Voilà donc Alstom à nouveau dans la tourmente ! A l'évidence, le travail de recentrage et de redéploiement vers de nouvelles activités de croissance n'a pas encore porté ses fruits, notamment en matière de rentabilité et de progression des activités nouvelles. Il serait surement regretable qu'un groupe comme GE vienne en "voler" les fruits à bon compte. Quelles que soient les promesses, ce serait à nouveau un grand groupe industriel qui quitterait la France après Lafarge (qui va partir en Suisse en se mariant avec Holcim), Péchiney, etc...
On peut s'interroger sur les raisons qui rendent Alstom, un groupe de 20 milliards € (28 Md $) de chiffre d'affaires si intéressant pour GE et en risque de perdre son indépendance. Alstom a certainement une palette de métiers et de technologies dans le domaine de l'énergie et une présence mondiale.
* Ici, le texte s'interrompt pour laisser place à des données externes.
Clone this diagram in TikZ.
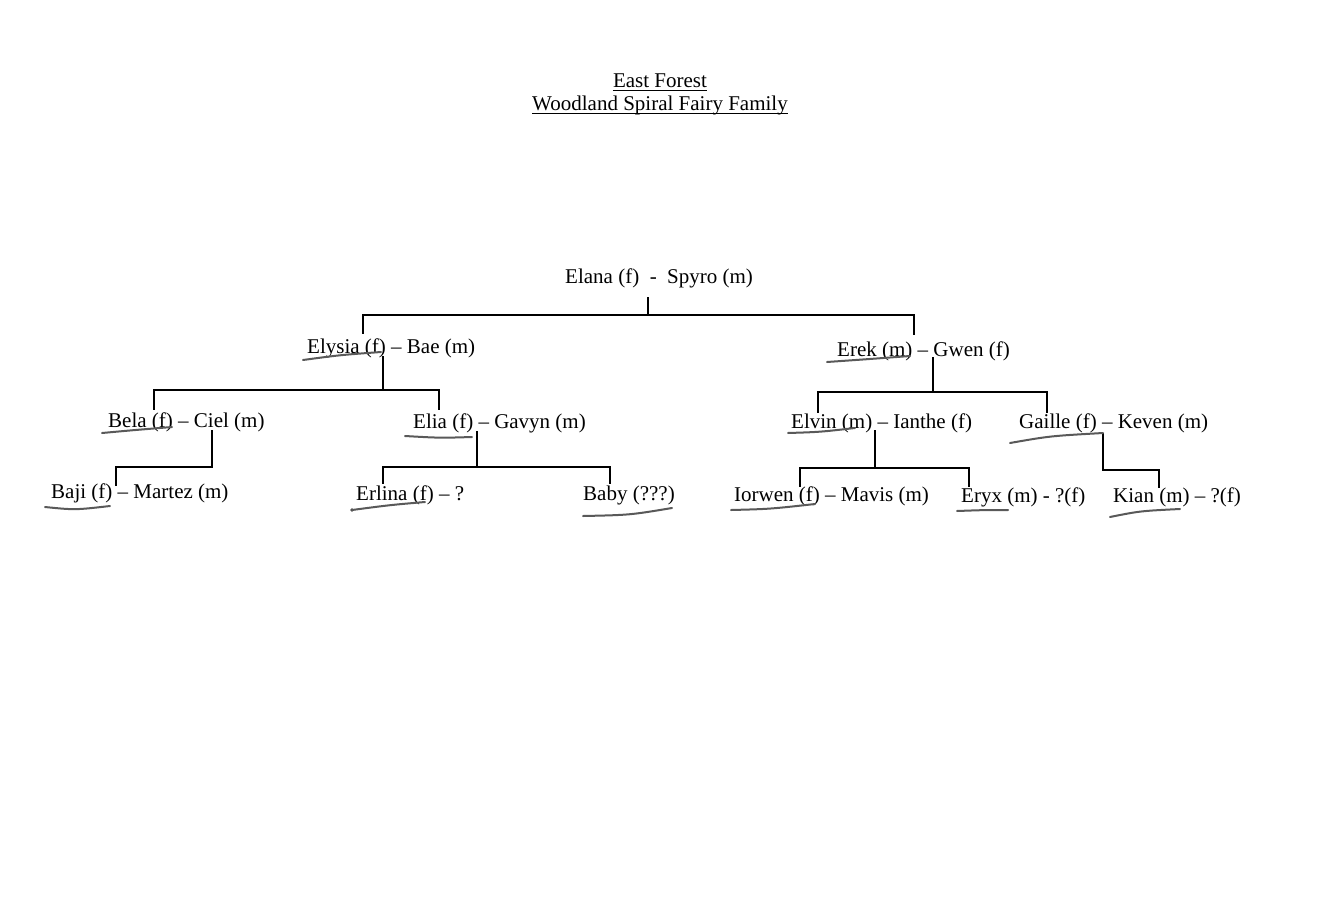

Elle a poursuivi une stratégie tous azimuts, de présence sur tous les segments, dont certains comme les centrales au charbon, très polluantes ou les éoliennes offshore, très couteuses, ne sont pas actuellement dynamiques (on peut être certain que GE ferait le ménage et éliminerait tout ce qui n'aurait pas l'heure de respecter ses critères de croissance et de rentabilité). Ce savoir-faire, ces technologies, cette présence, voilà ce qui fait la valeur d'Alstom, que le marché sous-estime. Il les sous-estime peut-être avec raison car ce catalogue complet conduit à un éparpillement et des positions de marché marginales avec une faible rentabilité. On peut reprocher à la direction d'Alstom, tout à son affaire de redéploiement, de n'avoir pas su véritablement mettre en place un portefeuille d'activités où elle serait n°1 ou 2 mondial (une stratégie constante pour un groupe comme General Electric), activités qui par ailleurs auraient clairement un potentiel de croissance. On notera enfin que la direction se repose beaucoup trop sur l'actionnariat de référence de Bouygues et devrait d'urgence mettre en place un actionnariat salarié plus significatif et favoriser l'actionnariat individuel comme l'Air Liquide sait si bien le faire.